Giving Story Aspects to Other Characters
Players can also assign story aspects to characters other than their own, if everyone involved is willing. To do this, offer the other player a Fate Point and declare what the story aspect is. If the other player accepts, he writes it into an empty slot and takes your Fate Point. If he refuses, he doesn't write anything and you keep your Fate Point.
  • Why pay the Fate Point? You're dictating something about someone else's character -- it's essentially a small measure of narrative control, and it'll cost you. Why doesn't the other player have to pay you a Fate Point to refuse, like he would with a compel? Well, it's not a compel, for one thing, and for another, if that were the case you'd go around trying to stick everyone else with your wacky story aspects ("Hey, I'll pay you a Fate Point if you're 'Unusually Sensitive to Colors'!") with the expectation that they'd have to refuse just so you could retire on a pile of Fate Points.

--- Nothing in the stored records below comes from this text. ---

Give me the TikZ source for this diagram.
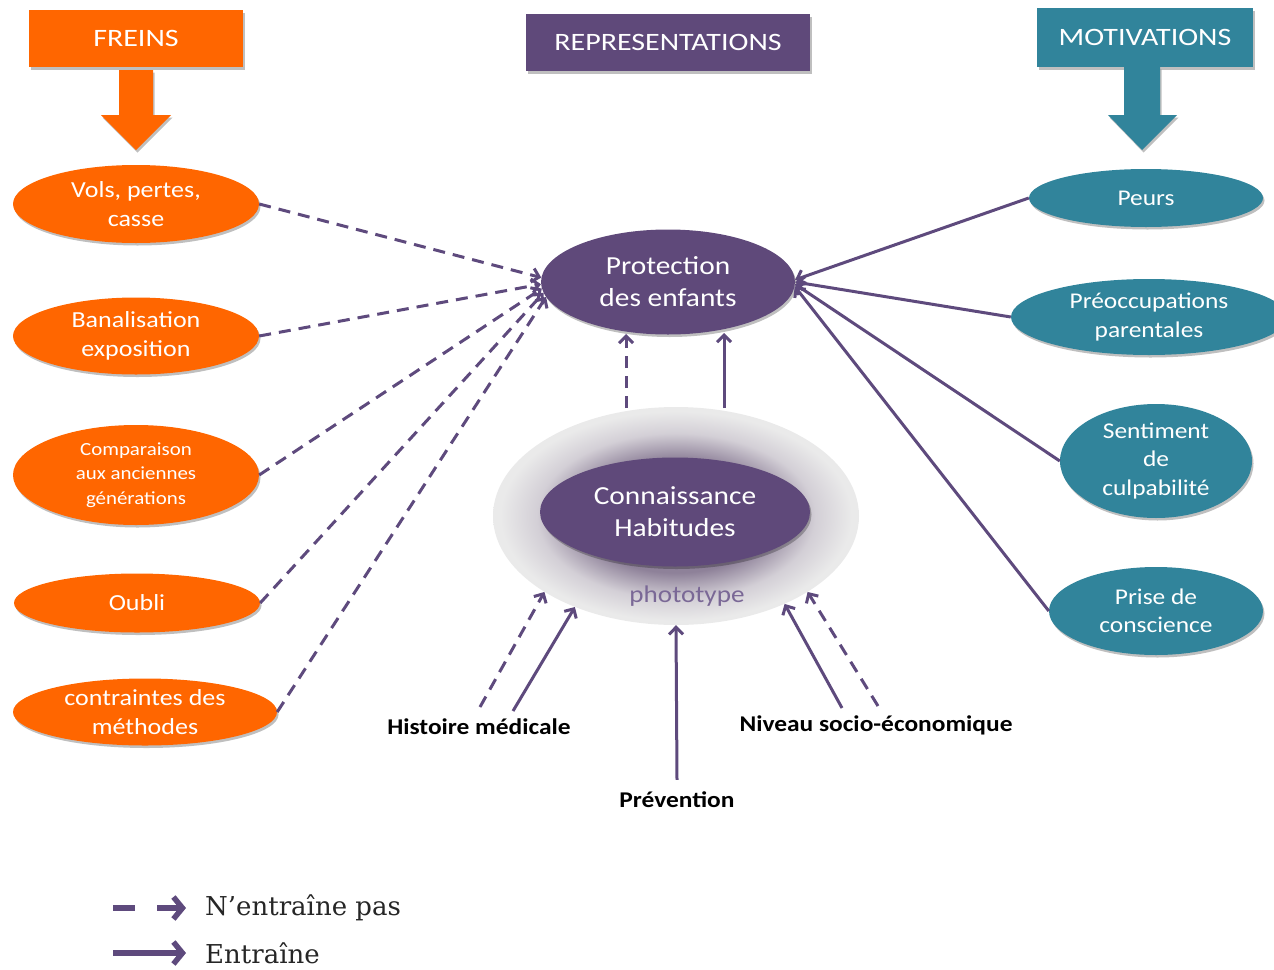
\documentclass[tikz,border=0pt]{standalone}
\usepackage{fontspec}
\setmainfont{Carlito}[FakeStretch=1.13]
\newfontfamily\hdrfont{Carlito}[FakeStretch=1.2]
\newfontfamily\legendfont{DejaVu Serif}
\usetikzlibrary{shapes.geometric,arrows.meta,shadows}
\definecolor{frein}{HTML}{FF6600}
\definecolor{repr}{HTML}{5F497A}
\definecolor{motiv}{HTML}{31849B}
\definecolor{conn}{HTML}{5E4A7D}
\definecolor{photo}{HTML}{7A6896}
\definecolor{glowA}{HTML}{8E8199}
\definecolor{glowB}{HTML}{D3CFD6}
\definecolor{glowC}{HTML}{EAEAEA}
\pgfdeclareradialshading{glowshade}{\pgfpoint{0bp}{0bp}}{color(0bp)=(glowA); color(13bp)=(glowA); color(19bp)=(glowB); color(24bp)=(glowC); color(25bp)=(glowC); color(50bp)=(white)}
\tikzset{
  shd/.style={drop shadow={shadow xshift=1.5pt,shadow yshift=-2.5pt,opacity=0.25,fill=black}},
  header/.style={rectangle,text=white,inner sep=0pt,font=\hdrfont\fontsize{25}{28}\selectfont,shd},
  frellipse/.style={ellipse,fill=frein,text=white,inner sep=0pt,align=center,font=\fontsize{23}{28.5}\selectfont,shd},
  motellipse/.style={ellipse,fill=motiv,text=white,inner sep=0pt,align=center,font=\fontsize{22.5}{28.5}\selectfont,shd},
  repellipse/.style={ellipse,fill=repr,text=white,inner sep=0pt,align=center,font=\fontsize{26}{32}\selectfont,shd},
  blab/.style={font=\bfseries\fontsize{22.5}{26}\selectfont,text=black,inner sep=0pt},
  tip/.style={-{Straight Barb[length=7pt,width=14pt]}},
  notlink/.style={draw=conn,line width=3pt,dash pattern=on 12pt off 8pt,tip},
  yeslink/.style={draw=conn,line width=3pt,tip},
  legtext/.style={font=\legendfont\fontsize{26}{30}\selectfont,text=black!85,anchor=west,inner sep=0pt},
  legarrow/.style={draw=conn,line width=5.5pt,-{Straight Barb[length=9pt,width=22pt]}},
}
\begin{document}
\begin{tikzpicture}[x=1pt,y=-1pt]
\useasboundingbox (0,0) rectangle (1274,969);

% headers
\node[header,fill=frein,minimum width=214pt,minimum height=57pt] (freins) at (136,38.5) {FREINS};
\node[header,fill=repr,minimum width=284pt,minimum height=57pt] (repres) at (668,42.5) {REPRESENTATIONS};
\node[header,fill=motiv,minimum width=216pt,minimum height=59pt] (motiv) at (1145,37.5) {MOTIVATIONS};

% block arrows
\fill[frein,shd] (119,70) -- (153,70) -- (153,115) -- (171,115) -- (136,150) -- (101,115) -- (119,115) -- cycle;
\fill[motiv,shd] (1124,67) -- (1160,67) -- (1160,115) -- (1177,115) -- (1142,150) -- (1108,115) -- (1124,115) -- cycle;

% glow behind Connaissance
\node[ellipse,shading=glowshade,minimum width=366pt,minimum height=218pt,inner sep=0pt] (glow) at (676,516) {};

% central nodes
\node[repellipse,minimum width=254pt,minimum height=105pt] (prot) at (668,282) {Protection\\des enfants};
\node[repellipse,minimum width=270pt,minimum height=109pt] (conn) at (675,512) {Connaissance\\Habitudes};
\node[text=photo,font=\fontsize{24}{28}\selectfont,inner sep=0pt] (photo) at (687,596) {phototype};

% left nodes
\node[frellipse,minimum width=246pt,minimum height=78pt] (vols) at (136,204) {Vols, pertes,\\casse};
\node[frellipse,minimum width=246pt,minimum height=77pt] (banal) at (136,336) {Banalisation\\exposition};
\node[frellipse,minimum width=246pt,minimum height=100pt,font=\fontsize{18.5}{24.5}\selectfont] (compar) at (136,475) {Comparaison\\aux anciennes\\générations};
\node[frellipse,minimum width=246pt,minimum height=59pt] (oubli) at (137,603) {Oubli};
\node[frellipse,minimum width=264pt,minimum height=67pt] (contr) at (145,712) {contraintes des\\méthodes};

% right nodes
\node[motellipse,minimum width=234pt,minimum height=58pt] (peurs) at (1146,198) {Peurs};
\node[motellipse,minimum width=276pt,minimum height=76pt] (preocc) at (1149,317) {Préoccupations\\parentales};
\node[motellipse,minimum width=192pt,minimum height=114pt] (sent) at (1156,461) {Sentiment\\de\\culpabilité};
\node[motellipse,minimum width=214pt,minimum height=88pt] (prise) at (1156,611) {Prise de\\conscience};

% bottom labels
\node[blab] (hist) at (479,727) {Histoire médicale};
\node[blab] (prev) at (677,800) {Prévention};
\node[blab] (niv) at (876,725) {Niveau socio-économique};

% left connectors (dashed)
\draw[notlink] (vols.east) -- (prot.178);
\draw[notlink] (banal.east) -- (prot.181);
\draw[notlink] (compar.east) -- (prot.183);
\draw[notlink] (oubli.east) -- (prot.185);
\draw[notlink] (contr.east) -- (prot.187);

% right connectors (solid)
\draw[yeslink] (peurs.west) -- (prot.1);
\draw[yeslink] (preocc.west) -- (prot.east);
\draw[yeslink] (sent.west) -- (prot.359);
\draw[yeslink] (prise.west) -- (prot.358);

% vertical connectors from glow to Protection
\coordinate (vd) at (626,408);
\coordinate (vs) at (724,408);
\draw[notlink] (vd) -- (626,334);
\draw[yeslink] (vs) -- (724,333);

% bottom connectors
\coordinate (hd) at (480,707);
\coordinate (hs) at (513,711);
\coordinate (ns) at (842,708);
\coordinate (nd) at (878,706);
\draw[notlink] (hd) -- (glow.210);
\draw[yeslink] (hs) -- (glow.222);
\draw[yeslink] (prev.north) ++(0,-12) -- (glow.south);
\draw[yeslink] (ns) -- (glow.321);
\draw[notlink] (nd) -- (glow.330);

% legend
\coordinate (la1) at (113,908);
\coordinate (la2) at (186,908);
\coordinate (lb1) at (113,953);
\coordinate (lb2) at (186,953);
\node[legtext] (l1) at (205,908) {N’entraîne pas};
\node[legtext] (l2) at (205,953) {Entraîne};
\draw[legarrow,dash pattern=on 22pt off 22pt] (la1) -- (la2);
\draw[legarrow] (lb1) -- (lb2);
\end{tikzpicture}
\end{document}
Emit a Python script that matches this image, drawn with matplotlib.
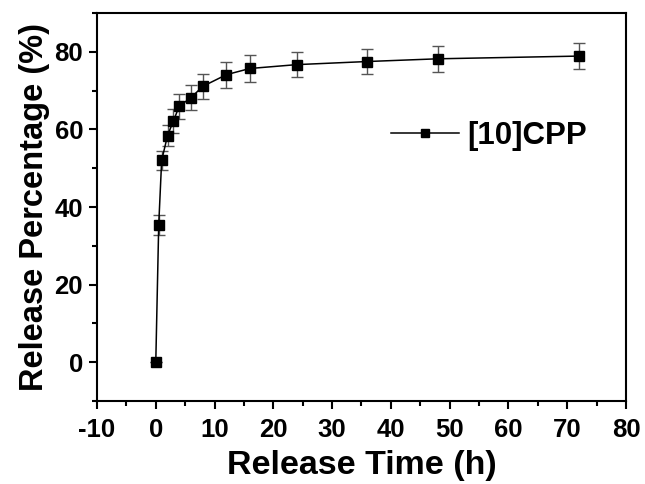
import numpy as np
import matplotlib
matplotlib.use('Agg')
import matplotlib.pyplot as plt
from matplotlib.ticker import MultipleLocator

# Release data
t_Time = [0, 0.5, 1, 2, 3, 4, 6, 8, 12, 16, 24, 36, 48, 72]
t_Release = [0, 35.4, 52.0, 58.4, 62.2, 66.0, 68.2, 71.1, 74.1, 75.7, 76.7, 77.5, 78.2, 78.9]
t_Err = [0, 2.6, 2.5, 2.8, 3.0, 3.2, 3.3, 3.3, 3.4, 3.4, 3.3, 3.3, 3.3, 3.3]
t_Label = '[10]CPP'

plt.rcParams['font.family'] = ['Liberation Sans', 'DejaVu Sans']
plt.rcParams['font.weight'] = 'bold'
plt.rcParams['axes.unicode_minus'] = False

fig = plt.figure(figsize=(6.45, 4.84), dpi=100)
ax = fig.add_axes([0.1504, 0.1715, 0.8201, 0.8016])

ax.errorbar(t_Time, t_Release, yerr=t_Err, fmt='none', ecolor='#555555',
            elinewidth=1, capsize=4, capthick=1, zorder=2)
ax.plot(t_Time, t_Release, '-s', color='black', lw=1.1, markersize=7,
        label=t_Label, zorder=3)

ax.set_xlim(-10, 80)
ax.set_ylim(-10, 90)
ax.xaxis.set_major_locator(MultipleLocator(10))
ax.xaxis.set_minor_locator(MultipleLocator(5))
ax.yaxis.set_minor_locator(MultipleLocator(10))
ax.set_yticks([0, 20, 40, 60, 80])

for t_Spine in ax.spines.values():
    t_Spine.set_linewidth(1.5)
ax.tick_params(which='major', direction='out', length=6, width=1.5, labelsize=18.5, pad=4)
ax.tick_params(axis='x', which='major', pad=6)
ax.tick_params(which='minor', direction='out', length=3.5, width=1.5)
for t_Lbl in ax.get_xticklabels() + ax.get_yticklabels():
    t_Lbl.set_fontweight('bold')

ax.set_xlabel('Release Time (h)', fontsize=24.5, fontweight='bold', labelpad=6)
ax.set_ylabel('Release Percentage (%)', fontsize=23.5, fontweight='bold', labelpad=3)

t_Leg = ax.legend(loc='center left', bbox_to_anchor=(0.555, 0.683), frameon=False,
                  fontsize=22.5, handlelength=2.2, handletextpad=0.25,
                  borderaxespad=0, borderpad=0, markerscale=0.9)
for t_Txt in t_Leg.get_texts():
    t_Txt.set_fontweight('bold')

fig.savefig('out.png', dpi=100)
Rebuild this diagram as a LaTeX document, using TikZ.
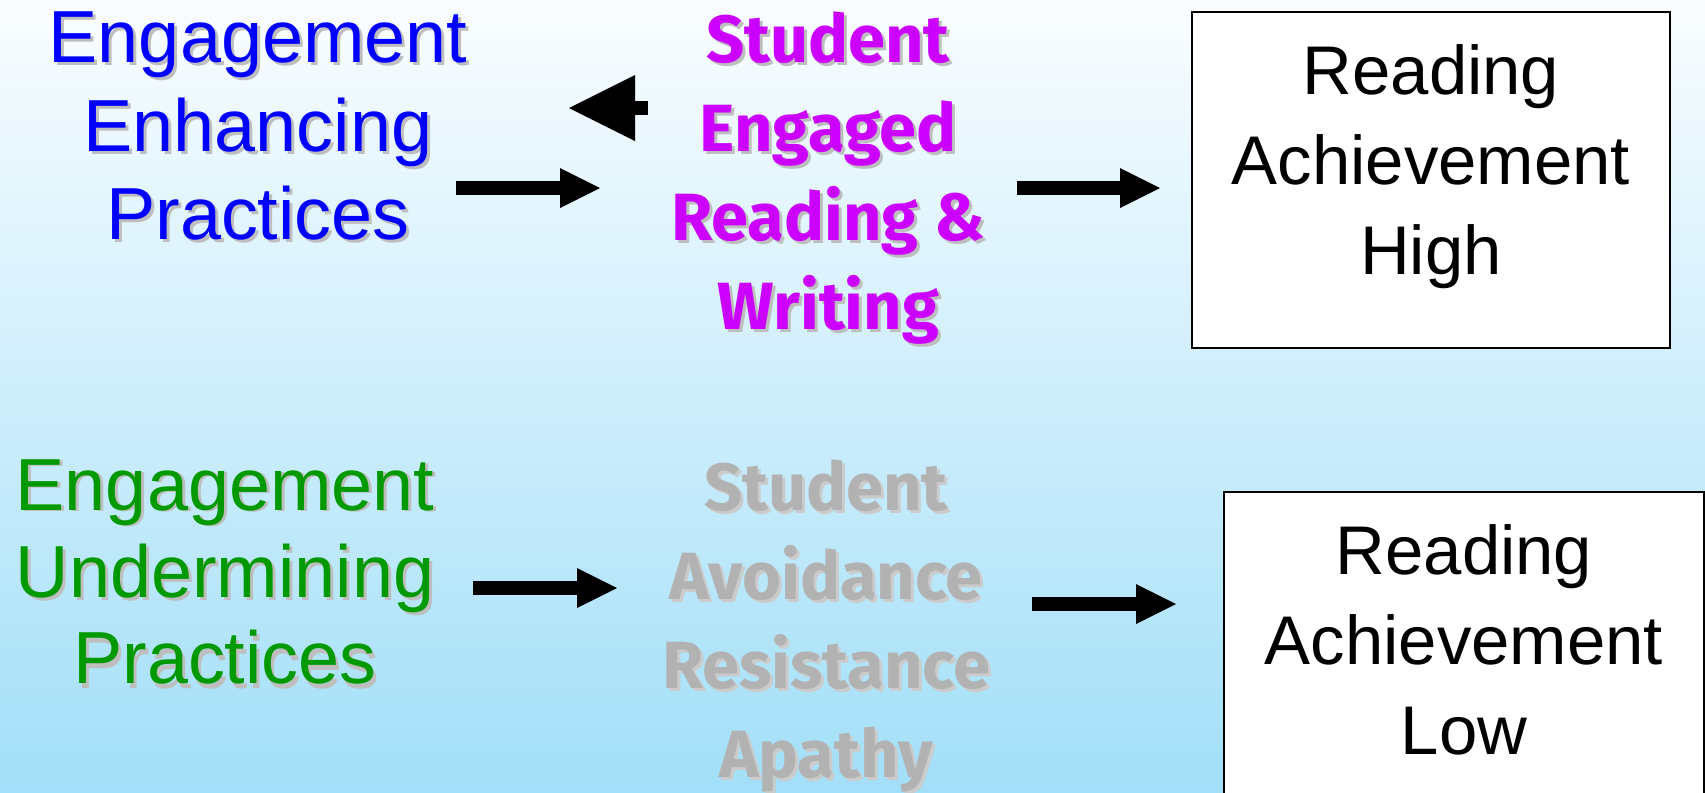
\documentclass[tikz,border=0pt]{standalone}
\usepackage{fontspec}
\setmainfont{Liberation Sans}
\newfontfamily\roundfont{Fira Sans}
\usetikzlibrary{arrows.meta}
\definecolor{blueText}{HTML}{0000FF}
\definecolor{greenText}{HTML}{009900}
\definecolor{purpleText}{HTML}{CC00FF}
\definecolor{greyText}{HTML}{B2B2B2}
\definecolor{shadowGrey}{HTML}{BEBEBE}
\definecolor{skyTop}{HTML}{FAFDFF}
\definecolor{skyBottom}{HTML}{A2DFF8}
\tikzset{
  big/.style={align=center, inner sep=0pt, font=\fontsize{21}{25.3}\selectfont},
  roundTxt/.style={align=center, inner sep=0pt, font=\roundfont\bfseries\fontsize{19}{25.3}\selectfont},
  boxTxt/.style={align=center, inner sep=0pt, font=\fontsize{19.6}{25.6}\selectfont},
  drop/.style={text=shadowGrey, xshift=0.3mm, yshift=-0.3mm},
  resultBox/.style={draw=black, fill=white, line width=0.2mm, minimum width=47.8mm, inner sep=0pt},
  fat/.style={line width=1.35mm, -{Triangle[length=4mm,width=4mm,line width=0pt]}}
}

\begin{document}
\begin{tikzpicture}[x=0.1mm, y=-0.1mm]
\useasboundingbox (0,0) rectangle (1705,792);
\clip (0,0) rectangle (1705,792);
\shade[top color=skyTop, bottom color=skyBottom] (0,0) rectangle (1705,792);

% top row
\node[big, drop] (enhanceS) at (258,126) {Engagement\\Enhancing\\Practices};
\node[big, text=blueText] (enhance) at (258,126) {Engagement\\Enhancing\\Practices};
\node[roundTxt, drop] (engagedS) at (828,178) {Student\\Engaged\\Reading \&\\Writing};
\node[roundTxt, text=purpleText] (engaged) at (828,178) {Student\\Engaged\\Reading \&\\Writing};
\node[resultBox, minimum height=33.6mm] (high) at (1431,180) {};
\node[boxTxt] (highT) at (1431,167) {Reading\\Achievement\\High};

% bottom row
\node[big, drop] (undermineS) at (225,572) {Engagement\\Undermining\\Practices};
\node[big, text=greenText, font=\fontsize{21}{24.5}\selectfont] (undermine) at (225,572) {Engagement\\Undermining\\Practices};
\node[roundTxt, text=shadowGrey!80, xshift=0.3mm, yshift=-0.3mm] (avoidS) at (826,626) {Student\\Avoidance\\Resistance\\Apathy};
\node[roundTxt, text=greyText] (avoid) at (826,626) {Student\\Avoidance\\Resistance\\Apathy};
\node[resultBox, minimum width=48mm, minimum height=34mm] (low) at (1464,662) {};
\node[boxTxt] (lowT) at (1464,640) {Reading\\Achievement\\Low};

% arrows
\coordinate (a1s) at (456,188);
\coordinate (a1e) at (600,188);
\coordinate (a2s) at (1017,188);
\coordinate (a2e) at (1160,188);
\coordinate (a3s) at (473,588);
\coordinate (a3e) at (617,588);
\coordinate (a4s) at (1032,604);
\coordinate (a4e) at (1176,604);
\coordinate (b1) at (648,108);
\coordinate (b2) at (569,108);
\draw[fat] (a1s) -- (a1e);
\draw[fat] (a2s) -- (a2e);
\draw[fat] (a3s) -- (a3e);
\draw[fat] (a4s) -- (a4e);
\draw[line width=1.35mm, -{Triangle[length=6.6mm,width=6.6mm,line width=0pt]}] (b1) -- (b2);
\end{tikzpicture}
\end{document}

So no, we're not having that.
  • Why would anyone accept -- or why wouldn't they? Maybe they need the Fate Point right now and are willing to give up a story aspect to get it. Keep in mind that if someone else wants to dictate one of your story aspects, they're probably doing it with their own interests in mind. If you accept, expect to end up protective of their character, or supportive of their character's goals, and so on. If you're fine with that, then take the Fate Point and the aspect. It would be a little ludicrous, or at least a waste of a Fate Point, to dictate a story aspect that the other player would like anyway.
Changing Permanent Aspects
Apart from first-session fiddling -- that is, players realizing that one or more of the aspects they came up with really don't reflect what they had in mind, which is definitely grounds for alteration -- the only way permanent aspects can change is through a Severe consequence.